Both soluble fiber and insoluble fiber attract water molecules and therefore contribute to the bulk of chyme. Soluble fiber, however, does not contribute to the bulk or softness of feces so long as it instead is digested within the large intestine prior to the point of feces formation.

Important sources of soluble fiber-containing foods include oats (as in oatmeal), among grains, but also numerous other fruits or their associated seeds (e.g., beans).

Protein (dietary)

Sources of amino acids during digestion and which upon digestion are worth ~4 Calories per gram to us in energy.

Proteins are amino-acid polymers, that is, long chains of chemically bonded amino acid moieties. There are 20 amino acids that are used to make proteins in our bodies. Some of these our bodies can synthesize from other substances, while others we can't synthesize so we must obtain them in our diets (these are called essential amino acids), and yet others we can't synthesize though nonetheless can covert other amino acids into, particularly those amino acids that we obtain in our diets.

In any case, our bodies are not able to start with pure atoms and produce amino acids, but instead do so from nutrients that consist of already nitrogen-containing compounds, that is, a nitrogen source.

As amino acids are the key source of nitrogen-containing molecules, proteins are a key source of nitrogen in our diets. Note, though, that nucleic acids, such as make up our DNA, also consist of nitrogen-containing compounds (known as nucleotides) and these too are synthesized from already nitrogen-containing compounds, that is, as also obtained from our diets in the form of a nitrogen source. Thus, dietary proteins supply both amino acids that we can't synthesize ourselves along with a source of nitrogen from which we can synthesize nitrogen-containing compounds generally, including amino acids and nucleic acids.
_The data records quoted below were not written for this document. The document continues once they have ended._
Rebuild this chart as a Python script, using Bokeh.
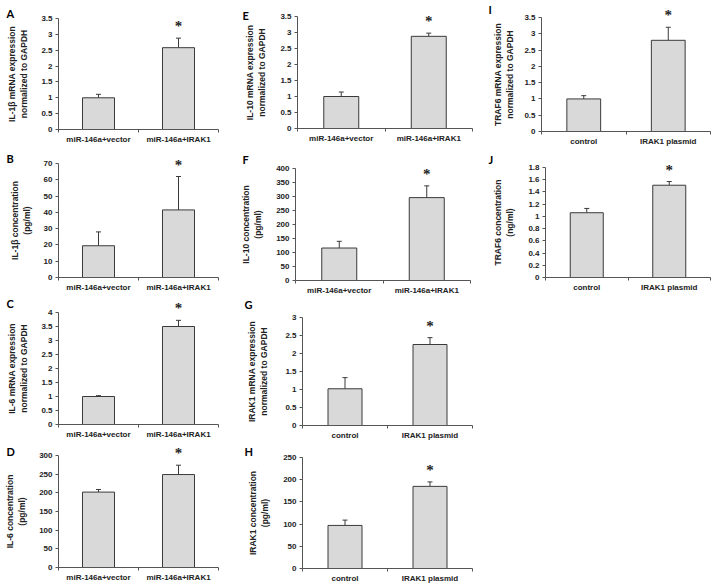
from bokeh.plotting import figure
from bokeh.layouts import row, column
from bokeh.models import (ColumnDataSource, FixedTicker, NumeralTickFormatter,
                          Whisker, Label, Range1d)
from bokeh.embed import file_html
from bokeh.resources import INLINE

# ---------------- data ----------------
mir_groups = ["miR-146a+vector", "miR-146a+IRAK1"]
plasmid_groups = ["control", "IRAK1 plasmid"]

il1b_mrna_mean = [1.0, 2.58]
il1b_mrna_err = [0.11, 0.30]
il1b_conc_mean = [19.5, 41.5]
il1b_conc_err = [8.5, 20.5]
il6_mrna_mean = [1.0, 3.5]
il6_mrna_err = [0.03, 0.22]
il6_conc_mean = [202, 249]
il6_conc_err = [7, 25]
il10_mrna_mean = [1.0, 2.88]
il10_mrna_err = [0.14, 0.10]
il10_conc_mean = [116, 296]
il10_conc_err = [24, 42]
irak1_mrna_mean = [1.02, 2.25]
irak1_mrna_err = [0.31, 0.19]
irak1_conc_mean = [97, 185]
irak1_conc_err = [12, 10]
traf6_mrna_mean = [1.0, 2.8]
traf6_mrna_err = [0.1, 0.4]
traf6_conc_mean = [1.06, 1.51]
traf6_conc_err = [0.07, 0.06]

ticks_35 = [0, 0.5, 1, 1.5, 2, 2.5, 3, 3.5]
ticks_70 = [0, 10, 20, 30, 40, 50, 60, 70]
ticks_4 = [0, 0.5, 1, 1.5, 2, 2.5, 3, 3.5, 4]
ticks_300 = [0, 50, 100, 150, 200, 250, 300]
ticks_400 = [0, 50, 100, 150, 200, 250, 300, 350, 400]
ticks_3 = [0, 0.5, 1, 1.5, 2, 2.5, 3]
ticks_250 = [0, 50, 100, 150, 200, 250]
ticks_18 = [0, 0.2, 0.4, 0.6, 0.8, 1, 1.2, 1.4, 1.6, 1.8]

FONT = "Liberation Sans"
TXT = "#222222"
AX = "#555555"
NCAT = 2


def panel(letter, ylabel, cats, means, errs, yticks, w, h, ax, xr, yt, yb,
          lx, ly, standoff):
    """w,h: figure size; ax/xr: pixel columns of x=0 / x=2;
    yt/yb: pixel rows of top tick / y=0; (lx, ly): letter top-left."""
    ymax = yticks[-1]
    ux = NCAT / (xr - ax)
    uy = ymax / (yb - yt)
    p = figure(width=w, height=h, output_backend="svg", toolbar_location=None,
               x_range=Range1d(-ax * ux, NCAT + (w - xr) * ux),
               y_range=Range1d(-(h - yb) * uy, ymax + yt * uy),
               min_border=0)
    p.min_border_left = p.min_border_right = 0
    p.min_border_top = p.min_border_bottom = 0
    p.outline_line_color = None
    p.grid.visible = False
    p.background_fill_color = "white"
    p.border_fill_color = "white"

    xs = [0.5, 1.5]
    src = ColumnDataSource(dict(x=xs, top=means,
                                up=[m + e for m, e in zip(means, errs)]))
    p.vbar(x="x", top="top", width=0.4, source=src, fill_color="#d9d9d9",
           line_color="#3a3a3a", line_width=1)
    wk = Whisker(base="x", lower="top", upper="up", source=src,
                 line_color="#3a3a3a", line_width=1, lower_head=None)
    wk.upper_head.size = 5
    wk.upper_head.line_color = "#3a3a3a"
    p.add_layout(wk)
    p.text(x=[xs[1]], y=[means[1] + errs[1]], text=["*"], text_align="center",
           text_baseline="middle", y_offset=-12, text_font_size="15px",
           text_font_style="bold", text_color=TXT, text_font=FONT)

    # x axis
    xa = p.xaxis[0]
    xa.fixed_location = 0
    xa.bounds = (0, NCAT)
    xa.ticker = FixedTicker(ticks=xs, minor_ticks=[0, 1, 2])
    xa.major_label_overrides = {xs[0]: cats[0], xs[1]: cats[1]}
    xa.major_tick_out = 0
    xa.major_tick_in = 0
    xa.minor_tick_out = 3
    xa.minor_tick_in = 0
    xa.major_label_standoff = 2
    # y axis
    ya = p.yaxis[0]
    ya.fixed_location = 0
    ya.bounds = (0, ymax)
    ya.ticker = FixedTicker(ticks=yticks, minor_ticks=[])
    ya.formatter = NumeralTickFormatter(format="0.[0]")
    ya.major_tick_out = 3
    ya.major_tick_in = 0
    ya.minor_tick_out = 0
    ya.minor_tick_in = 0
    ya.major_label_standoff = 3
    ya.axis_label = ylabel
    ya.axis_label_standoff = standoff
    ya.axis_label_text_font = FONT
    ya.axis_label_text_font_size = "8.5px"
    ya.axis_label_text_font_style = "bold"
    ya.axis_label_text_color = TXT
    for a in (xa, ya):
        a.axis_line_color = AX
        a.major_tick_line_color = AX
        a.minor_tick_line_color = AX
        a.major_label_text_font = FONT
        a.major_label_text_font_size = "8px"
        a.major_label_text_font_style = "bold"
        a.major_label_text_color = TXT

    p.add_layout(Label(x=lx, y=h - ly, x_units="screen", y_units="screen",
                       text=letter, text_font="Lato", text_font_size="11px",
                       text_font_style="bold", text_color="black",
                       text_baseline="top", text_align="left"))
    return p


A = panel("A", "IL-1β mRNA expression\nnormalized to GAPDH", mir_groups,
          il1b_mrna_mean, il1b_mrna_err, ticks_35, 233, 147, 58, 218, 18, 129,
          6, 6, 9)
B = panel("B", "IL-1β concentration\n(pg/ml)", mir_groups,
          il1b_conc_mean, il1b_conc_err, ticks_70, 233, 148, 58, 218, 16, 130,
          6, 4, 9)
C = panel("C", "IL-6 mRNA expression\nnormalized to GAPDH", mir_groups,
          il6_mrna_mean, il6_mrna_err, ticks_4, 233, 147, 58, 218, 17, 129,
          6, 1, 9)
D = panel("D", "IL-6 concentration\n(pg/ml)", mir_groups,
          il6_conc_mean, il6_conc_err, ticks_300, 233, 145, 58, 218, 13, 125,
          6, 2, 9)

E = panel("E", "IL-10 mRNA expression\nnormalized to GAPDH", mir_groups,
          il10_mrna_mean, il10_mrna_err, ticks_35, 240, 146, 64, 239, 16, 128,
          9, 8, 10)
F = panel("F", "IL-10 concentration\n(pg/ml)", mir_groups,
          il10_conc_mean, il10_conc_err, ticks_400, 240, 148, 62, 237, 22, 134,
          9, 6, 10)
G = panel("G", "IRAK1 mRNA expression\nnormalized to GAPDH", plasmid_groups,
          irak1_mrna_mean, irak1_mrna_err, ticks_3, 240, 147, 69, 239, 23, 131,
          11, 3, 13)
H = panel("H", "IRAK1 concentration\n(pg/ml)", plasmid_groups,
          irak1_conc_mean, irak1_conc_err, ticks_250, 240, 145, 69, 239, 16, 127,
          11, 3, 10)

I = panel("I", "TRAF6 mRNA expression\nnormalized to GAPDH", plasmid_groups,
          traf6_mrna_mean, traf6_mrna_err, ticks_35, 238, 146, 68, 237, 17, 131,
          15, 2, 6)
J = panel("J", "TRAF6 concentration\n(ng/ml)", plasmid_groups,
          traf6_conc_mean, traf6_conc_err, ticks_18, 238, 146, 72, 237, 21, 131,
          15, 6, 10)

layout = row(column(A, B, C, D, spacing=0), column(E, F, G, H, spacing=0),
             column(I, J, spacing=0), spacing=0)

open("out.html", "w").write(file_html(layout, INLINE))
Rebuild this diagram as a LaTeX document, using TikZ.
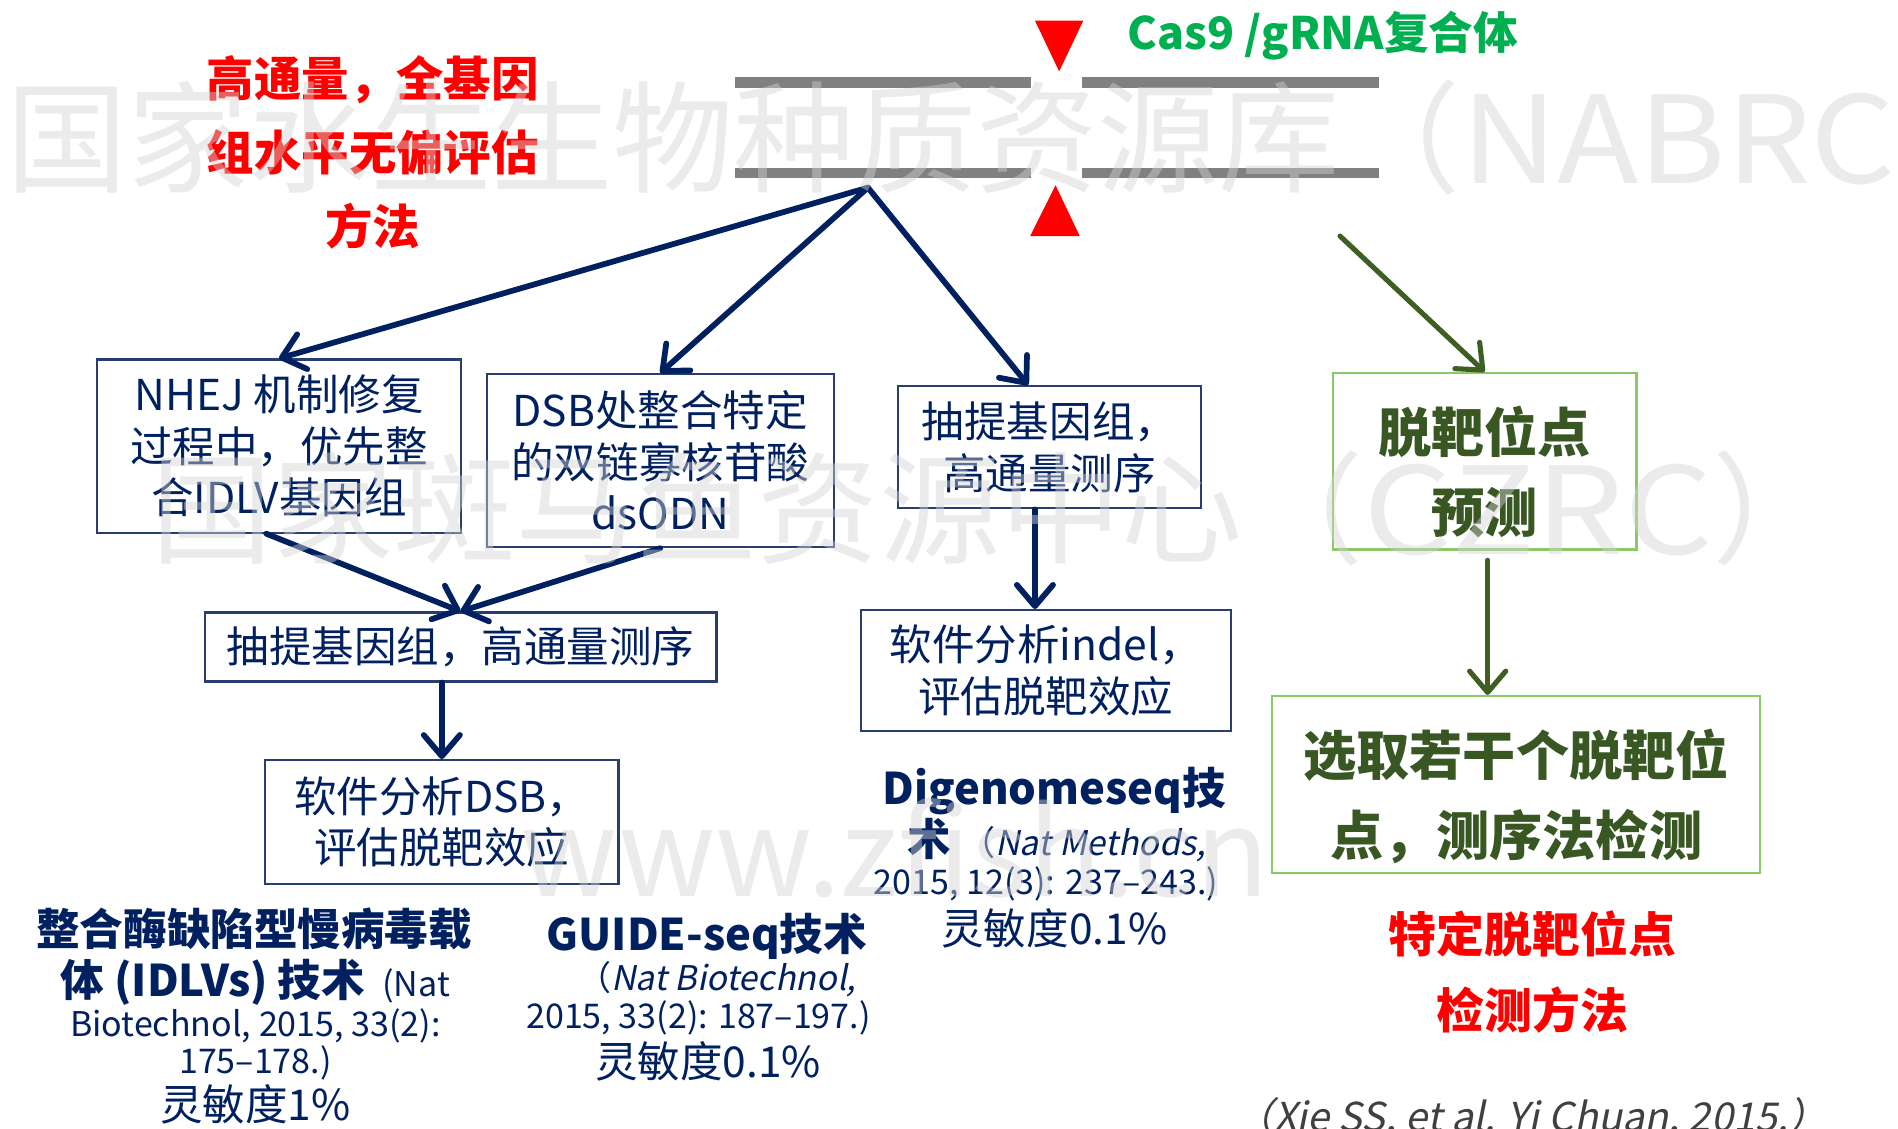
\documentclass[tikz,border=0pt]{standalone}
\usepackage{fontspec}
\setmainfont{Noto Sans CJK SC}
\newfontfamily\itfont{Noto Sans CJK SC}[FakeSlant=0.2]
\usetikzlibrary{arrows.meta,calc}
\definecolor{navy}{HTML}{002060}
\definecolor{boxnavy}{HTML}{2A3D70}
\definecolor{cgreen}{HTML}{00B050}
\definecolor{dgreen}{HTML}{385723}
\definecolor{lgreen}{HTML}{8CC866}
\definecolor{agreen}{HTML}{3E5F24}
\definecolor{bargray}{HTML}{808080}
\definecolor{wmgray}{HTML}{D2D2D2}
\tikzset{
  nbox/.style={draw=boxnavy, line width=1pt, text=navy, align=center, inner sep=0pt,
    font=\fontsize{20}{24.2}\selectfont},
  gbox/.style={draw=lgreen, line width=1pt, inner sep=0pt},
  gtext/.style={text=dgreen, align=center, inner sep=0pt,
    font=\fontsize{25}{37.6}\selectfont\bfseries},
  narrow/.style={draw=navy, line width=2.7pt, line cap=round,
    -{Straight Barb[length=10pt,width=17pt,round]}},
  garrow/.style={draw=agreen, line width=2.4pt, line cap=round,
    -{Straight Barb[length=10pt,width=17pt,round]}},
  bar/.style={draw=bargray, line width=5pt},
  hd/.style={text=navy, inner sep=0pt, anchor=base, font=\fontsize{20.5}{24}\selectfont\bfseries},
  reftxt/.style={text=navy, inner sep=0pt, anchor=base, font=\fontsize{16}{19}\selectfont},
  sens/.style={text=navy, inner sep=0pt, anchor=base, font=\fontsize{20}{24}\selectfont},
  redtxt/.style={text=red, inner sep=0pt, align=center, font=\fontsize{22.3}{34.9}\selectfont\bfseries},
  wm/.style={text=wmgray, text opacity=0.45, inner sep=0pt, anchor=base west,
    font=\fontsize{57}{60}\selectfont},
}
\begin{document}
\begin{tikzpicture}[x=0.02cm,y=-0.02cm]
\useasboundingbox (0,0) rectangle (1568,932);
% DNA double strand with cut
\draw[bar] (607,68.4) -- (852,68.4);
\draw[bar] (894,68.4) -- (1139,68.4);
\draw[bar] (607,142.8) -- (852,142.8);
\draw[bar] (894,142.8) -- (1139,142.8);
\fill[red] (855,17) -- (895,17) -- (875,59) -- cycle;
\fill[red] (851,195) -- (892,195) -- (872,153) -- cycle;
\node[text=cgreen, inner sep=0pt, anchor=base, font=\fontsize{21}{24}\selectfont\bfseries] (cas) at (1093,41) {Cas9 /gRNA复合体};
% title
\node[redtxt] (title) at (308,126) {高通量，全基因\\组水平无偏评估\\方法};
% navy boxes
\node[nbox, minimum width=6.02cm, minimum height=2.86cm] (b1) at (230.5,368.5) {NHEJ 机制修复\\过程中，优先整\\合IDLV基因组};
\node[nbox, minimum width=5.74cm, minimum height=2.86cm] (b2) at (545.5,380.5) {DSB处整合特定\\的双链寡核苷酸\\dsODN};
\node[nbox, minimum width=5.0cm, minimum height=2.02cm] (b3) at (867,369.5) {抽提基因组，\\高通量测序};
\node[nbox, minimum width=8.46cm, minimum height=1.14cm] (b4) at (380.5,534.5) {抽提基因组，高通量测序};
\node[nbox, minimum width=5.84cm, minimum height=2.04cm] (b5) at (365,679) {软件分析DSB，\\评估脱靶效应};
\node[nbox, minimum width=6.12cm, minimum height=2.0cm] (b6) at (864,554) {软件分析indel，\\评估脱靶效应};
% green boxes
\node[gbox, minimum width=5.02cm, minimum height=2.92cm] (g1) at (1226.5,381) {};
\node[gtext] (g1t) at (1226.5,390) {脱靶位点\\预测};
\node[gbox, minimum width=8.06cm, minimum height=2.92cm] (g2) at (1252.5,648) {};
\node[gtext] (g2t) at (1252.5,658) {选取若干个脱靶位\\点，测序法检测};
% navy arrows
\coordinate (split) at (717,155);
\draw[narrow] (split) -- (b1.north);
\draw[narrow] (split) -- (b2.north);
\draw[narrow] (split) -- ($(b3.north west)!0.43!(b3.north east)$);
\draw[narrow] ($(b1.south west)!0.465!(b1.south east)$) -- (b4.north);
\draw[narrow] (b2.south) -- (b4.north);
\draw[narrow] (b4.south -| b5.north) -- (b5.north);
\coordinate (b3o) at ($(b3.south)+(-12,0)$);
\draw[narrow] (b3o) -- (b3o |- b6.north);
% green arrows
\coordinate (gstart) at (1107,195);
\draw[garrow] (gstart) -- (g1.north);
\coordinate (g1o) at ($(g1.south)+(2.5,8)$);
\draw[garrow] (g1o) -- (g1o |- g2.north);
% IDLV block
\node[hd] (i1) at (210,781) {整合酶缺陷型慢病毒载};
\node[hd] (i2) at (211,823) {体 (IDLVs) 技术\, {\mdseries\fontsize{16}{19}\selectfont (Nat}};
\node[reftxt] (i3) at (211,856) {Biotechnol, 2015, 33(2):};
\node[reftxt] (i4) at (211,887) {175–178.)};
\node[sens] (i5) at (211,926) {灵敏度1\%};
% GUIDE-seq block
\node[hd] (u1) at (584,785) {GUIDE-seq技术};
\node[reftxt] (u2) at (592,818) {（{\itfont Nat Biotechnol,}};
\node[reftxt] (u3) at (577,850) {2015, 33(2): 187–197.)};
\node[sens] (u4) at (585,890) {灵敏度0.1\%};
% Digenome-seq block
\node[hd] (d1) at (871,665) {Digenomeseq技};
\node[hd] (d2) at (873,707) {术 {\mdseries\fontsize{16}{19}\selectfont （\itfont Nat Methods,}};
\node[reftxt] (d3) at (864,739) {2015, 12(3): 237–243.)};
\node[sens] (d4) at (871,780) {灵敏度0.1\%};
% red method label
\node[redtxt, font=\fontsize{22.5}{35.3}\selectfont\bfseries] (spec) at (1266,803) {特定脱靶位点\\检测方法};
% citation
\node[inner sep=0pt, anchor=base, text=black!75, font=\fontsize{18.7}{22}\selectfont\itfont] (cite) at (1265,935) {（Xie SS, et al. Yi Chuan, 2015.）};
% watermarks
\node[wm] (wm1) at (5,152) {国家水生生物种质资源库（\scalebox{1.1}[1]{NABRC}};
\node[wm] (wm2) at (125,458) {国家斑马鱼资源中心（\scalebox{1.15}[1]{CZRC}）};
\node[wm] (wm3) at (430,741) {www.zfish.cn};
\end{tikzpicture}
\end{document}
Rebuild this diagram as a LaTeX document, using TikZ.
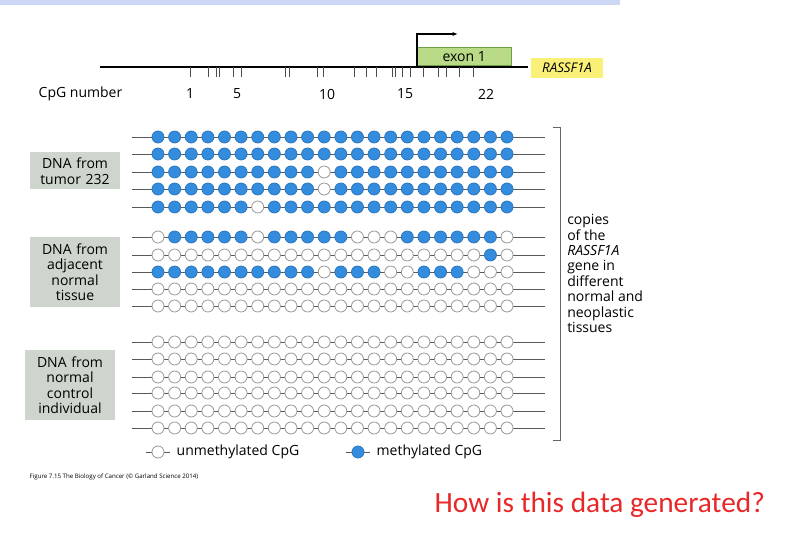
\documentclass[tikz,border=0pt]{standalone}
\usepackage{fontspec}
\usetikzlibrary{arrows.meta}
\setmainfont{Open Sans}
\newfontfamily\redfont{Carlito}
\definecolor{meth}{RGB}{52,140,222}
\definecolor{labbg}{RGB}{205,213,205}
\definecolor{exfill}{RGB}{185,218,135}
\definecolor{exdraw}{RGB}{110,160,70}
\definecolor{yel}{RGB}{250,240,120}
\definecolor{banner}{RGB}{205,215,245}
\definecolor{redq}{RGB}{232,40,40}
\tikzset{
  lab/.style={fill=labbg, align=center, font=\fontsize{10.5}{11.6}\selectfont, inner sep=1pt, text width=66pt},
  strand/.style={draw=black!65, line width=0.6pt},
  cpgU/.style={draw=black!40, fill=white, line width=0.6pt},
  cpgM/.style={draw=meth!85!black, fill=meth, line width=0.6pt},
  txt/.style={font=\fontsize{10.5}{12}\selectfont}
}
\newcommand{\cpgrow}[2]{%
  \draw[strand] (132,#1) -- (545,#1);
  \foreach \m [count=\i] in {#2} {
    \ifnum\m=1 \fill[cpgM] ({158+(\i-1)*16.62},#1) circle (6);
    \else \filldraw[cpgU] ({158+(\i-1)*16.62},#1) circle (6); \fi
  }%
}
\begin{document}
\begin{tikzpicture}[x=0.75pt,y=-0.75pt]
\useasboundingbox (0,0) rectangle (788,534);
\fill[banner] (0,0) rectangle (620,5);
% axis
\draw[line width=0.8pt] (100,67) -- (528,67);
\foreach \t in {190,208,216,219,233,241,285,289,317,323,354,366,376,392,395,402,410,423,438,446,459,473}
  \draw[line width=0.6pt, black!70] (\t,67) -- (\t,77);
\node[txt, anchor=west] (cpgnum) at (34,94) {CpG number};
\node[txt] (n1) at (190,94) {1};
\node[txt] (n5) at (237,94) {5};
\node[txt] (n10) at (327,94) {10};
\node[txt] (n15) at (405,94) {15};
\node[txt] (n22) at (486,94) {22};
\node[fill=exfill, draw=exdraw, minimum width=94*0.75pt, minimum height=18*0.75pt, inner sep=0pt, txt, anchor=north west] (exon) at (417,47) {exon 1};
\coordinate (ps) at (417,67);
\coordinate (pt) at (417,34);
\coordinate (pe) at (458,34);
\draw[line width=0.9pt, -{Latex[length=4pt]}] (ps) -- (pt) -- (pe);
\node[fill=yel, txt, font=\fontsize{10}{11}\selectfont\itshape, minimum width=72*0.75pt, minimum height=20*0.75pt, inner sep=0pt] (gene) at (567,68) {RASSF1A};
% rows
\cpgrow{137}{1,1,1,1,1,1,1,1,1,1,1,1,1,1,1,1,1,1,1,1,1,1}
\cpgrow{154}{1,1,1,1,1,1,1,1,1,1,1,1,1,1,1,1,1,1,1,1,1,1}
\cpgrow{172}{1,1,1,1,1,1,1,1,1,1,0,1,1,1,1,1,1,1,1,1,1,1}
\cpgrow{189}{1,1,1,1,1,1,1,1,1,1,0,1,1,1,1,1,1,1,1,1,1,1}
\cpgrow{207}{1,1,1,1,1,1,0,1,1,1,1,1,1,1,1,1,1,1,1,1,1,1}
\cpgrow{237}{0,1,1,1,1,1,0,1,1,1,1,1,0,0,0,1,1,1,1,1,1,0}
\cpgrow{255}{0,0,0,0,0,0,0,0,0,0,0,0,0,0,0,0,0,0,0,0,1,0}
\cpgrow{272}{1,1,1,1,1,1,1,1,1,1,0,1,1,1,0,0,1,1,1,0,0,0}
\cpgrow{289}{0,0,0,0,0,0,0,0,0,0,0,0,0,0,0,0,0,0,0,0,0,0}
\cpgrow{306}{0,0,0,0,0,0,0,0,0,0,0,0,0,0,0,0,0,0,0,0,0,0}
\foreach \yy in {342,359,377,393,411,428}
  {\cpgrow{\yy}{0,0,0,0,0,0,0,0,0,0,0,0,0,0,0,0,0,0,0,0,0,0}}
% labels
\node[lab, minimum height=37*0.75pt] (tumor) at (75,171) {DNA from\\tumor 232};
\node[lab, minimum height=70*0.75pt] (adj) at (75,272) {DNA from\\adjacent\\normal\\tissue};
\node[lab, minimum height=70*0.75pt] (norm) at (70,385) {DNA from\\normal\\control\\individual};
% bracket
\draw[line width=0.7pt, black!60] (553,127) -- (560,127) -- (560,440) -- (553,440);
\node[anchor=north west, align=left, inner sep=0pt, font=\fontsize{10.5}{11.6}\selectfont] (copies) at (567,214) {copies\\of the\\\textit{RASSF1A}\\gene in\\different\\normal and\\neoplastic\\tissues};
% legend
\coordinate (l1a) at (146,452); \coordinate (l1b) at (170,452);
\draw[strand] (l1a) -- (l1b);
\filldraw[cpgU] (158,452) circle (6);
\node[txt, anchor=west] (lu) at (172,452) {unmethylated CpG};
\coordinate (l2a) at (346,452); \coordinate (l2b) at (370,452);
\draw[strand] (l2a) -- (l2b);
\fill[cpgM] (358,452) circle (6);
\node[txt, anchor=west] (lm) at (372,452) {methylated CpG};
\node[anchor=west, font=\fontsize{4.6}{5}\selectfont] (cap) at (25,477) {Figure 7.15 The Biology of Cancer (© Garland Science 2014)};
\node[anchor=west, text=redq, font=\redfont\fontsize{22}{26}\selectfont] (q) at (430,505) {How is this data generated?};
\end{tikzpicture}
\end{document}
As most diets contain sufficient amounts of amino acids, adequate protein intake – particularly for diets that are relatively lacking in animal protein, i.e., those of vegans and vegetarians along with starving individuals – is usually measured in terms of relative amounts of essential amino acids that are ingested.

The above video considers just what is a protein as well as amino acids; note that the video doesn't really consider the issues of dietary protein.

Essential amino acids

Protein primary structure constituent that cannot be synthesized by an organism and therefore which must be supplied to an organism such as dietarily.

Essential amino acids are those that we are unable to synthesize within our bodies but must obtain in a more-or-less fully synthesized form within our diets. Absent access in our diets to all required essential amino acids, then our bodies are unable to synthesize all necessary body proteins, resulting in disease.

Good food sources of all of the essential amino acids are described as complete proteins whereas food sources that are deficient in one or more essential amino acids are described instead as incomplete.

Most protein from animal sources is "complete" whereas protein from individual plant sources typically is incomplete even if the source is relatively rich in protein overall (plants tend to do this "on purpose" since doing so tends to limit the potential for one or more animal species to specialize on the consumption of a single plant species).

Protein sources of plant origin nonetheless can be "completed" by combining sources which are deficient in one set of essential amino acids with a second source that is deficient in a different set of essential amino acids, e.g., rice and beans.

The above video provides a good introduction to what amino acids and their role in our diets is all about, though beware of the reference at 1:05 to neurotransmitters being proteins (which they are not, as the video in fact provides a correction of).